De acordo com a célebre afirmação de Whitehead, a história da filosofia resume-se a uma série de notas de rodapé a Platão. Com um exagero mais tolerável, pode-se afirmar que os livros de Karl Popper consistem numa série de notas de rodapé à sua obra filosoficamente mais robusta e conseguida — A Lógica da Descoberta Científica. Esta obra propõe uma visão da ciência que abalou o empirismo radical característico da filosofia analítica da primeira metade do século XX. Em Conjecturas e Refutações, um livro de 1963, Popper reuniu um conjunto de vinte e um ensaios e conferências que retomam e desenvolvem essa visão da ciência, explorando as suas conexões com a história das ideias, a filosofia política e a filosofia da linguagem.

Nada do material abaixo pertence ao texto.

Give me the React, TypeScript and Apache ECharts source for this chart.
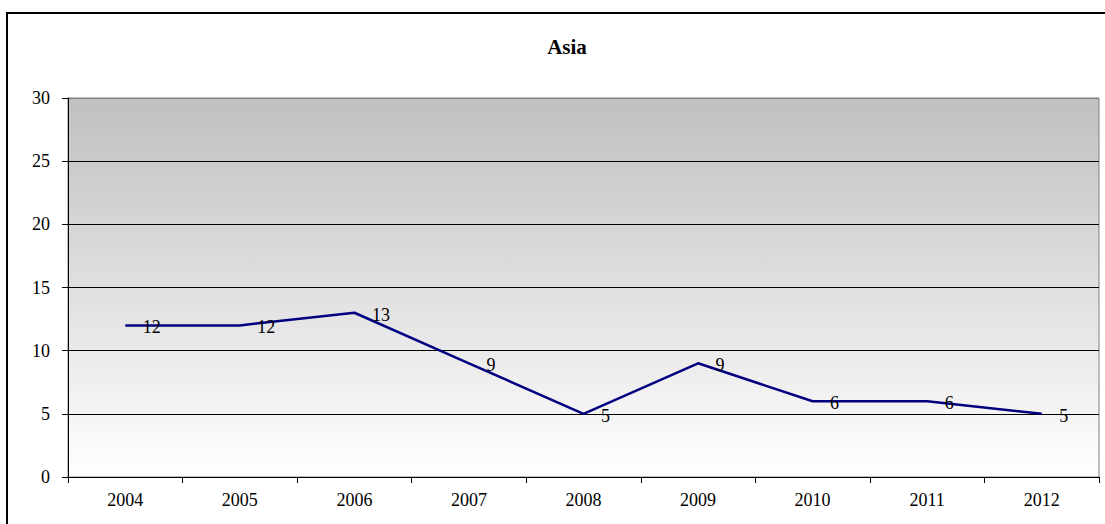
import React, { useEffect, useRef } from "react";
import * as echarts from "echarts";

const categories = ["2004", "2005", "2006", "2007", "2008", "2009", "2010", "2011", "2012"];
const values = [12, 12, 13, 9, 5, 9, 6, 6, 5];
const chartTitle = "Asia";

export default function App() {
  const ref = useRef<HTMLDivElement>(null);
  useEffect(() => {
    if (!ref.current) return;
    const chart = echarts.init(ref.current, null, { renderer: "svg" });
    const font = "Liberation Serif";
    chart.setOption({
      animation: false,
      backgroundColor: "#ffffff",
      title: {
        text: chartTitle,
        left: 562,
        top: 31,
        textAlign: "center",
        textStyle: { fontFamily: font, fontSize: 21, fontWeight: "bold", color: "#000" },
      },
      graphic: [
        {
          type: "rect",
          shape: { x: 7, y: 13, width: 1110, height: 530 },
          style: { fill: "none", stroke: "#000", lineWidth: 2 },
          silent: true,
          z: 100,
        },
      ],
      grid: {
        left: 68,
        top: 98,
        width: 1031,
        height: 379,
        show: true,
        borderColor: "#808080",
        borderWidth: 1,
        backgroundColor: new echarts.graphic.LinearGradient(0, 0, 0, 1, [
          { offset: 0, color: "#c0c0c0" },
          { offset: 1, color: "#ffffff" },
        ]),
      },
      xAxis: {
        type: "category",
        data: categories,
        boundaryGap: true,
        axisLine: { show: true, lineStyle: { color: "#000", width: 1 } },
        axisTick: { show: true, inside: false, length: 6, alignWithLabel: false, lineStyle: { color: "#000" } },
        axisLabel: { fontFamily: font, fontSize: 18, color: "#000", margin: 14 },
        splitLine: { show: false },
      },
      yAxis: {
        type: "value",
        min: 0,
        max: 30,
        interval: 5,
        axisLine: { show: true, lineStyle: { color: "#000", width: 1 } },
        axisTick: { show: true, inside: false, length: 6, lineStyle: { color: "#000" } },
        axisLabel: { fontFamily: font, fontSize: 18, color: "#000", margin: 18 },
        splitLine: {
          show: true,
          lineStyle: {
            color: ["#000", "#000", "#000", "#000", "#000", "#000", "#808080"],
            width: 1,
          },
        },
      },
      series: [
        {
          type: "line",
          data: values,
          symbol: "circle",
          symbolSize: 1,
          showSymbol: true,
          itemStyle: { color: "rgba(0,0,0,0)", borderWidth: 0 },
          lineStyle: { color: "#000080", width: 2.5 },
          label: {
            show: true,
            position: "right",
            distance: 17,
            offset: [0, 2],
            fontFamily: font,
            fontSize: 18,
            color: "#000",
          },
        },
      ],
    });
    return () => chart.dispose();
  }, []);
  return (
    <div
      ref={ref}
      style={{ position: "fixed", left: 0, top: 0, width: 1105, height: 524 }}
    />
  );
}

Entre os capítulos exclusivamente dedicados à filosofia da ciência, o que melhor introduz as ideias centrais de Popper tem um título muito semelhante ao do livro: “Ciência: Conjecturas e Refutações”. Neste capítulo, Popper explica o que o levou a interessar-se pelo “problema da demarcação”, que consiste no desafio de encontrar um critério que distinga as teorias empíricas verdadeiramente científicas das teorias pseudocientíficas. A sua solução para este problema, o célebre critério da falsificabilidade, diz-nos que o traço distintivo de uma teoria científica é a possibilidade de a sujeitarmos a testes empíricos genuínos, ou seja, testes que podem resultar na sua falsificação ou refutação. Uma teoria que à partida é compatível com tudo o que alguém possa observar, ainda que pareça estar solidamente confirmada pela experiência, não tem um estatuto científico e o seu aparente poder explicativo tenderá a revelar-se ilusório. À luz deste critério, sustenta Popper, a psicanálise é uma pseudociência. E também as pretensões científicas do marxismo caem por terra: embora na sua versão original esta teoria fosse falsificável, deixou de o ser a partir do momento em que os seus partidários, insensíveis ao factos adversos que a refutavam, a modificaram de maneira a excluir qualquer possibilidade de falsificação.
Partindo do critério da falsificabilidade, Popper elaborou a perspectiva do método científico avançada neste livro, segundo a qual a boa prática científica caracteriza-se essencialmente pela concepção imaginativa de conjecturas ousadas que depois são submetidas a sérias tentativas de refutação. Os dois ensaios que desenvolvem melhor esta perspectiva são “Três Perspectivas acerca do Conhecimento Humano” e “Verdade, Racionalidade e o Desenvolvimento”. No primeiro, Popper critica não só a ideia de que as teorias científicas são explicações últimas das “essências” das coisas, mas também a perspectiva, consideravelmente mais popular entre os filósofos actuais, de que estas são apenas instrumentos conceptuais para prever o curso da natureza. O segundo ensaio, partindo também da ideia de que as teorias científicas, apesar da sua falibilidade, visam a explicação objectiva dos factos, consiste sobretudo numa tentativa de clarificar a noção de aproximação à verdade. Popper recorre a esta noção alegando, contra os autores com inclinações relativistas, que a história da ciência exibe um progresso em direcção à verdade objectiva.
Alguns dos capítulos de “Conjecturas e Refutações” são incursões ligeiras, mas ocasionalmente esclarecedoras, na história da filosofia. Neste registo merece destaque o ensaio “O que é a Dialéctica?”, no qual Popper explora deliciosamente os equívocos que este conceito tem alimentado dentro e fora da filosofia. A tese de que a lógica tradicional deve ser suplantada por uma lógica dialéctica capaz de reconhecer contradições recebe aqui um tratamento apropriado.
Entre os capítulos que se situam no âmbito da filosofia política, o que nos apresenta a conferência “Utopia e Violência” é talvez o mais interessante. Contra os projectos políticos de redefinir globalmente a sociedade em função de um ideal remoto, Popper propõe uma abordagem reformista centrada na eliminação dos males concretos.
Apesar do interesse filosófico e da clareza de muitos dos textos reunidos em “Conjecturas e Refutações”, este livro não deixa de reflectir consideravelmente os piores vícios de Popper. Para começar, é muito repetitivo. Além disso, está repleto de trivialidades perfeitamente dispensáveis, sendo a maior delas a tese que unifica todos os capítulos: “podemos aprender com os nossos erros”. Por fim, sobretudo nos capítulos baseados em conferências, o estilo de exposição acusa um sacrifício excessivo da sobriedade aos encanto retóricos.